With the light behind him, Holcroft clearly saw what happened next. Aphra, firmly gripped from behind by the porter, jerked her head backwards, the rear of her skull connecting solidly with the porter’s mouth. He cried out, arms loosening their hold. She raked her boot down the side of his
shin, then stamped with her sharp heel on the toes of his right foot. Arnold released her with a roar of fury. She spun around, fast as a top, her right arm licked out, a fluid slash, and a red line appeared under the porter’s chin; a line that expanded, filled and soon gaped blackly, pouring gore from below his astonished face. He fell to his knees, dripping hands scrabbling at his throat while the blood welled and poured down his body, spattering on the cobbles.
Holcroft watched in disbelief as Arnold’s life flowed through his fingers. He whispered: ‘You killed him. You murdered him.’

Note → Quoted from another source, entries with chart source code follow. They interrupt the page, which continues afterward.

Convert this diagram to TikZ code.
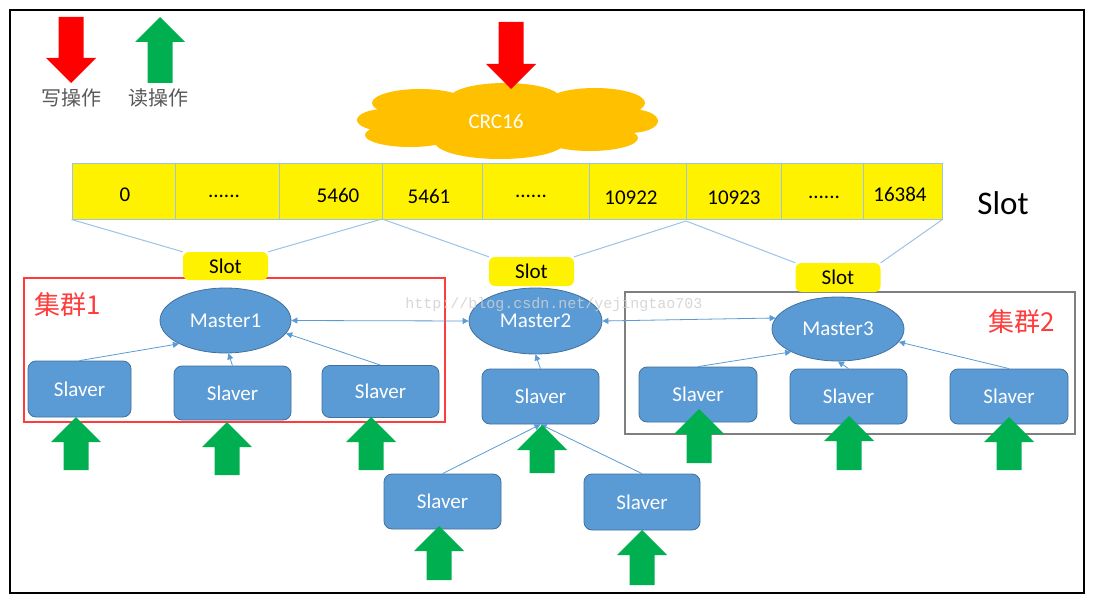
\documentclass[tikz,border=0pt]{standalone}
\usepackage{fontspec}
\setmainfont{Carlito}
\newfontfamily\cjk{Noto Sans CJK SC}
\newfontfamily\wmfont{Liberation Mono}
\usepackage{xcolor}
\usepackage{tikz}
\usetikzlibrary{shapes.geometric,arrows.meta,positioning}

\definecolor{nodeblue}{HTML}{5B9BD5}
\definecolor{nodeedge}{HTML}{41719C}
\definecolor{barline}{HTML}{9DC3E6}
\definecolor{cloudorange}{HTML}{FFC000}
\definecolor{readgreen}{HTML}{00B050}
\definecolor{writered}{HTML}{FF0000}
\definecolor{clusterred}{HTML}{FF3B3B}
\definecolor{clustergray}{HTML}{7F7F7F}
\definecolor{legendgray}{HTML}{595959}
\definecolor{markgray}{HTML}{D0D0D0}

\newcommand{\slotdots}{......}

\tikzset{
  txt/.style={font=\fontsize{21}{25}\selectfont},
  slaver/.style={txt, draw=nodeedge, line width=0.8pt, fill=nodeblue, text=white, rounded corners=8pt, minimum width=117pt, minimum height=55pt, inner sep=0pt},
  master/.style={txt, ellipse, draw=nodeedge, line width=0.8pt, fill=nodeblue, text=white, minimum width=131pt, minimum height=65pt, inner sep=0pt},
  slotbox/.style={txt, fill=yellow, rounded corners=6pt, minimum width=85pt, minimum height=29pt, inner sep=0pt},
  link/.style={nodeblue, line width=0.8pt, -{Triangle[length=6pt,width=6pt]}},
  duallink/.style={nodeblue, line width=0.8pt, {Triangle[length=6pt,width=6pt]}-{Triangle[length=6pt,width=6pt]}},
  barlink/.style={barline, line width=1pt},
  clusterlabel/.style={font=\cjk\fontsize{26}{30}\selectfont, text=clusterred},
  legendlabel/.style={font=\cjk\fontsize{20}{24}\selectfont, text=legendgray},
}

\begin{document}
\begin{tikzpicture}[x=1pt,y=-1pt]
    \useasboundingbox (0,0) rectangle (1098,602);
    \fill[white] (0,0) rectangle (1098,602);
    \draw[line width=2pt] (10,10) rectangle (1084,593);

    % Hash cloud
    \fill[cloudorange] (508,121) ellipse [x radius=115, y radius=25]
        (420,103) ellipse [x radius=48, y radius=14]
        (505,98) ellipse [x radius=55, y radius=15]
        (595,103) ellipse [x radius=50, y radius=15]
        (385,120) ellipse [x radius=28, y radius=11]
        (630,121) ellipse [x radius=28, y radius=12]
        (410,135) ellipse [x radius=45, y radius=12]
        (500,142) ellipse [x radius=65, y radius=17]
        (590,138) ellipse [x radius=48, y radius=13];
    \node[txt, text=white] (crc) at (496,121) {CRC16};

    % Slot bar
    \node[draw=barline, fill=yellow, line width=1pt, minimum width=870pt, minimum height=56pt, inner sep=0pt] (bar) at (507,191) {};
    \foreach \x in {175,279,382,482,589,686,781,863}
        \draw[barline, line width=1pt] (\x,163) -- (\x,219);
    \foreach \x/\y/\t [count=\i] in {125/195/0, 224/196/{\slotdots}, 338/195/5460, 429/196/5461, 531/196/{\slotdots}, 631/198/10922, 734/198/10923, 824/197/{\slotdots}, 900/194/16384}
        \node[txt] (cell\i) at (\x,\y) {\t};
    \node[font=\fontsize{33}{38}\selectfont] (slotlabel) at (1003,203) {Slot};
    \coordinate (b1) at (382,219);
    \coordinate (b2) at (686,221);

    % Clusters
    \draw[clusterred, line width=2pt] (24,278) rectangle (445,422);
    \draw[clustergray, line width=2pt] (625,292) rectangle (1075,434);
    \node[clusterlabel] (c1label) at (68,305) {集群1};
    \node[clusterlabel] (c2label) at (1022,322) {集群2};

    % Slot ranges
    \node[slotbox, minimum height=28pt] (slot1) at (225.5,266) {Slot};
    \node[slotbox] (slot2) at (531.5,271.5) {Slot};
    \node[slotbox] (slot3) at (838,277.5) {Slot};
    \draw[barlink] (bar.south west) -- (slot1.north west);
    \draw[barlink] (b1) -- (slot1.north east);
    \draw[barlink] (b1) -- (slot2.north west);
    \draw[barlink] (b2) -- (slot2.north east);
    \draw[barlink] (b2) -- (slot3.north west);
    \draw[barlink] (bar.south east) -- (slot3.north east);

    % Masters
    \node[master] (m1) at (225.5,320.5) {Master1};
    \node[master, minimum width=133pt, minimum height=66pt] (m2) at (535.5,321) {Master2};
    \node[master, minimum width=132pt, minimum height=64pt] (m3) at (838,329) {Master3};

    % Slavers
    \node[slaver, minimum width=103pt, minimum height=56pt] (s11) at (79.5,389) {Slaver};
    \node[slaver, minimum height=54pt] (s12) at (232.5,393) {Slaver};
    \node[slaver, minimum height=52pt] (s13) at (380.5,391.5) {Slaver};
    \node[slaver] (s21) at (540.5,396.5) {Slaver};
    \node[slaver] (s22) at (442.5,501.5) {Slaver};
    \node[slaver, minimum width=116pt, minimum height=56pt] (s23) at (642,502) {Slaver};
    \node[slaver, minimum width=118pt] (s31) at (698,394.5) {Slaver};
    \node[slaver] (s32) at (848.5,396.5) {Slaver};
    \node[slaver, minimum width=118pt] (s33) at (1009,396.5) {Slaver};

    % Replication
    \draw[link] (s11.north) -- (m1.south west);
    \draw[link] (s12.north) -- (m1.-85);
    \draw[link] (s13.north) -- (m1.-12);
    \draw[link] (s21.north) -- (m2.south);
    \draw[link] (s22.north) -- (s21.south);
    \draw[link] (s23.north) -- (s21.south);
    \draw[link] (s31.north) -- (m3.south west);
    \draw[link] (s32.north) -- (m3.south);
    \draw[link] (s33.north) -- (m3.-12);
    \draw[duallink] (m1.east) -- (m2.west);
    \draw[duallink] (m2.east) -- (m3.170);

    % Read arrows
    \foreach \c/\t/\b in {160/17/83, 76/417/470, 227/422/475, 371/417/470, 542/425/473, 439/526/580, 642/530/585, 699/409/463, 849/416/470, 1009/417/470}
        \fill[readgreen] (\c,\t) -- (\c+25,\t+25) -- (\c+12.5,\t+25) -- (\c+12.5,\b) -- (\c-12.5,\b) -- (\c-12.5,\t+25) -- (\c-25,\t+25) -- cycle;

    % Write arrows
    \foreach \c/\t/\b in {71/17/83, 511/22/89}
        \fill[writered] (\c-12.5,\t) -- (\c+12.5,\t) -- (\c+12.5,\b-25) -- (\c+25,\b-25) -- (\c,\b) -- (\c-25,\b-25) -- (\c-12.5,\b-25) -- cycle;

    % Legend
    \node[legendlabel] (wlabel) at (71,98) {写操作};
    \node[legendlabel] (rlabel) at (158,98) {读操作};

    \node[font=\wmfont\fontsize{15}{18}\selectfont, text=markgray, text opacity=0.85] (mark) at (554,305) {http://blog.csdn.net/yejingtao703};
\end{tikzpicture}
\end{document}
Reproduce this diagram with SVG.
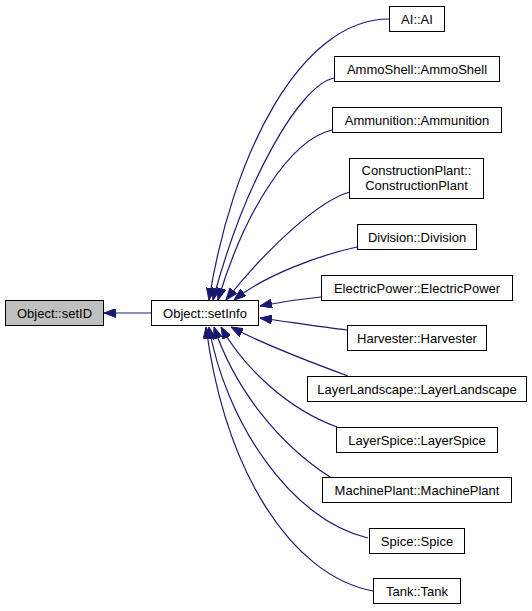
<svg xmlns="http://www.w3.org/2000/svg" width="532" height="611" viewBox="0 0 532 611">
<style>
.box{fill:#ffffff;stroke:#000000;stroke-width:1}
.root{fill:#bfbfbf;stroke:#000000;stroke-width:1}
text{font-family:"Liberation Sans",Arial,sans-serif;font-size:13px;fill:#000000;text-anchor:middle}
.edge{fill:none;stroke:#191970;stroke-width:1.2;marker-end:url(#ah)}
</style>
<defs>
<marker id="ah" markerWidth="12" markerHeight="9" refX="12" refY="4.5" orient="auto" markerUnits="userSpaceOnUse">
<path d="M0,0 L12,4.5 L0,9 z" fill="#191970" stroke="#191970" stroke-width="1"/>
</marker>
</defs>
<rect width="532" height="611" fill="#ffffff"/>
<g id="connectors">
<path class="edge" d="M151,313 L104,313"/>
<path class="edge" d="M389,19 C300,19 232,155 209,300"/>
<path class="edge" d="M334,78 C300,85 245,180 213,300"/>
<path class="edge" d="M332,130 C290,140 245,210 218,300"/>
<path class="edge" d="M350,192 C320,200 270,245 226,300"/>
<path class="edge" d="M357,247 C320,255 265,275 234,300"/>
<path class="edge" d="M321,297 C300,299 280,302 260,306"/>
<path class="edge" d="M347,330 C320,327 290,322 260,318"/>
<path class="edge" d="M348,376 C310,362 265,345 231,327"/>
<path class="edge" d="M337,427 C290,410 245,370 221,327"/>
<path class="edge" d="M330,477 C280,445 235,390 214,327"/>
<path class="edge" d="M368,538 C290,520 225,420 209,327"/>
<path class="edge" d="M373,591 C290,575 225,470 206,327"/>
</g>
<g id="node-setID"><rect class="root" x="5.5" y="300.5" width="98" height="25"/><text x="54.5" y="318">Object::setID</text></g>
<g id="node-setInfo"><rect class="box" x="151.5" y="300.5" width="107" height="25"/><text x="205" y="318">Object::setInfo</text></g>
<g id="node-AI"><rect class="box" x="389.5" y="6.5" width="55" height="25"/><text x="417" y="24">AI::AI</text></g>
<g id="node-AmmoShell"><rect class="box" x="334.5" y="56.5" width="165" height="25"/><text x="417" y="74">AmmoShell::AmmoShell</text></g>
<g id="node-Ammunition"><rect class="box" x="332.5" y="107.5" width="169" height="25"/><text x="417" y="125">Ammunition::Ammunition</text></g>
<g id="node-ConstructionPlant"><rect class="box" x="349.5" y="158.5" width="134" height="40"/><text x="416.5" y="175">ConstructionPlant::</text><text x="416.5" y="190">ConstructionPlant</text></g>
<g id="node-Division"><rect class="box" x="357.5" y="224.5" width="119" height="25"/><text x="417" y="242">Division::Division</text></g>
<g id="node-ElectricPower"><rect class="box" x="321.5" y="275.5" width="191" height="25"/><text x="417" y="293">ElectricPower::ElectricPower</text></g>
<g id="node-Harvester"><rect class="box" x="347.5" y="325.5" width="139" height="25"/><text x="417" y="343">Harvester::Harvester</text></g>
<g id="node-LayerLandscape"><rect class="box" x="307.5" y="376.5" width="219" height="25"/><text x="417" y="394">LayerLandscape::LayerLandscape</text></g>
<g id="node-LayerSpice"><rect class="box" x="336.5" y="427.5" width="161" height="25"/><text x="417" y="445">LayerSpice::LayerSpice</text></g>
<g id="node-MachinePlant"><rect class="box" x="322.5" y="477.5" width="189" height="25"/><text x="417" y="495">MachinePlant::MachinePlant</text></g>
<g id="node-Spice"><rect class="box" x="369.5" y="528.5" width="95" height="25"/><text x="417" y="546">Spice::Spice</text></g>
<g id="node-Tank"><rect class="box" x="373.5" y="578.5" width="87" height="25"/><text x="417" y="596">Tank::Tank</text></g>
</svg>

‘It’s not murder in my book,’ she said grimly. ‘He would have forced me if he could, maybe killed me too. Not murder – merely self-defence.’
‘They will hang you anyway. They will string you up just like my father.’ The shock was making him loquacious. ‘They will know it was you. They will hunt you down and hang you. Me, too. Oh God protect us both.’
Aphra came over to him. She looked him in the eye and put a white hand on his arm. ‘Nobody is going to be hanged. See that over there.’ She pointed to the low, dark irregular mass of St Giles. ‘There are bodies discovered every morning around here with their throats slit. No one questions it. No one will know it was us.’
‘Buckingham must have sent them . . .’ Holcroft’s mind was still whirling with horror.
Aphra thought for a moment. ‘I don’t think so. He could have easily killed you in the Cockpit, if he had been so inclined. Besides, he would have sent a dozen men or more if he had wanted to take us alive. No, these two were after personal revenge, I would say, or a bit of vicious amusement.’